I make these comments because I feel deeply on the subject. My father was a founder member of Fianna Fáil and he left the Fianna Fáil Party in the thirties. He was there long before Deputy Leneghan was heard of. It would not be my desire as a Member of the House to see any political party destroyed. When I had a political choice to make I did not join Fianna Fáil because I had become disillusioned with some of the manifestations of political autocracy, totality and domination I had seen in that party. One is given many opportunities to feather one's nest if one wants to be involved with the Fianna Fáil Party. I say in sincerity and congratulation that Deputy Cosgrave, my political colleague in my own constituency of Dún Laoghaire, has done a service to the House and the Irish people tonight. Therefore, I think there is an obligation on the Taoiseach to reciprocate the trust of the Irish people. We in the Labour Party, in tabling this motion, are acting in a responsible manner and we are suggesting that the Taoiseach should go to the country. Distasteful and counterproductive in many ways as a general election may be, such a course of action is desirable on this occasion.
I make these observations on these matters because I feel it is time that Fianna Fáil implemented—to put it bluntly—the policies enunciated only a few years ago by Eamon de Valera on 8th March, 1957, as quoted in the Irish Independent.
Mr. de Valera said: "We think force is not the real solution. We do not want to coerce anybody."
At the same press conference, as reported in the Irish Times, on 9th March, 1957.
Mr. de Valera said that real unity could not be achieved by the use of force.
I had thought that Deputy Boland and, above all, Deputy Haughey with his association with the former Taoiseach, Mr. Lemass, who acted in such a perceptive way in many respects on the question of national unity, would have learned their lessons and would not act in an adolescent, politically disastrous manner and in a manner which, as far as we are concerned, means that they will go down in Irish history as a crowd of political musketeers with no ammunition left to them.

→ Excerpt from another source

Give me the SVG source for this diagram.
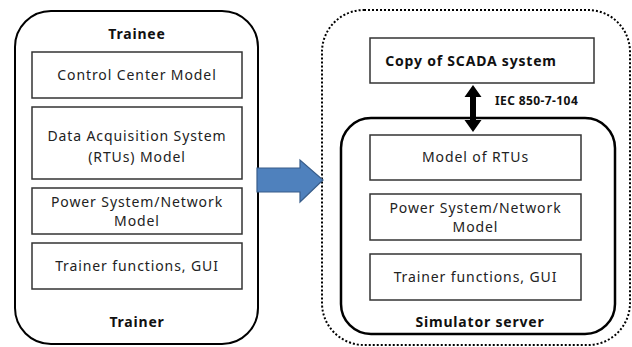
<svg xmlns="http://www.w3.org/2000/svg" width="632" height="347" viewBox="0 0 632 347">
  <style>
    .frame { fill: none; stroke: #000; stroke-width: 2; }
    .server { fill: none; stroke: #000; stroke-width: 2.5; }
    .dotted { fill: none; stroke: #000; stroke-width: 2; stroke-dasharray: 2 2; }
    .box { fill: #fff; stroke: #333; stroke-width: 1.5; }
    .lbl { font-family: "Noto Sans", "Open Sans", sans-serif; font-size: 14px; letter-spacing: 0.9px; fill: #222; text-anchor: middle; }
    .ttl { font-family: "Noto Sans", "Open Sans", sans-serif; font-size: 14px; letter-spacing: 0.8px; font-weight: bold; fill: #111; text-anchor: middle; }
    .proto { font-family: "Noto Sans", "Open Sans", sans-serif; font-size: 12px; letter-spacing: 0.4px; font-weight: bold; fill: #111; }
  </style>
  <rect width="632" height="347" fill="#fff"/>

  <!-- Trainee / trainer workstation -->
  <g id="trainee-station">
    <rect class="frame" x="15" y="11" width="243" height="333" rx="36" ry="36"/>
    <text class="ttl" x="137" y="39">Trainee</text>
    <text class="ttl" x="137" y="327">Trainer</text>
  </g>
  <g id="control-center-model">
    <rect class="box" x="32" y="52" width="210" height="46"/>
    <text class="lbl" x="137" y="80">Control Center Model</text>
  </g>
  <g id="data-acquisition-model">
    <rect class="box" x="32" y="107" width="210" height="72"/>
    <text class="lbl" x="137" y="141">Data Acquisition System</text>
    <text class="lbl" x="137" y="162">(RTUs) Model</text>
  </g>
  <g id="power-system-model-left">
    <rect class="box" x="32" y="188" width="210" height="46"/>
    <text class="lbl" x="137" y="207">Power System/Network</text>
    <text class="lbl" x="137" y="226">Model</text>
  </g>
  <g id="trainer-functions-left">
    <rect class="box" x="32" y="243" width="210" height="46"/>
    <text class="lbl" x="137" y="271">Trainer functions, GUI</text>
  </g>

  <!-- Simulator side -->
  <g id="simulator-environment">
    <rect class="dotted" x="322" y="10" width="308" height="335" rx="42" ry="42"/>
  </g>
  <g id="scada-copy">
    <rect class="box" x="370" y="38" width="224" height="45"/>
    <text class="ttl" x="471" y="66">Copy of SCADA system</text>
  </g>
  <g id="simulator-server">
    <rect class="server" x="341" y="118" width="274" height="216" rx="30" ry="30"/>
    <text class="ttl" x="480" y="327">Simulator server</text>
  </g>
  <g id="model-of-rtus">
    <rect class="box" x="370" y="135" width="211" height="45"/>
    <text class="lbl" x="475.5" y="162">Model of RTUs</text>
  </g>
  <g id="power-system-model-right">
    <rect class="box" x="370" y="194" width="211" height="46"/>
    <text class="lbl" x="475.5" y="213">Power System/Network</text>
    <text class="lbl" x="475.5" y="232">Model</text>
  </g>
  <g id="trainer-functions-right">
    <rect class="box" x="370" y="254" width="211" height="46"/>
    <text class="lbl" x="475.5" y="282">Trainer functions, GUI</text>
  </g>

  <!-- Connectors -->
  <g id="connectors">
    <path d="M257 168 H300 V160 L323 180 L300 202 V192 H257 Z" fill="#4F81BD" stroke="#385D8A" stroke-width="1.2"/>
    <path d="M473 85 L481.5 97 H476 V120 H481.5 L473 132 L464.5 120 H470 V97 H464.5 Z" fill="#000"/>
    <text class="proto" x="495" y="105">IEC 850-7-104</text>
  </g>
</svg>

These are the views of the Labour Party. The Fianna Fáil Party at this point of time have a greater duty to the Irish nation than just staying in office hoping the clouds will pass in a year or two and that Deputy Blaney, Deputy Boland and Deputy Haughey and any other incipient political blackmailers in that party—and they are there and we know them; they will be named in due course—will be rehabilitated. I dislike the language of the overkill almost as much as I dislike some of the overkill overtones of Deputy L'Estrange in some of his comments but it is time that the Taoiseach showed the steel and the fibre which he has claimed he possesses and that there was a quick kill within his own party of this type of political anarchy. It is high time for this act of political hygiene. I think it would do the Irish people, in many respects, a great deal of good and be good also for Parliamentary democracy.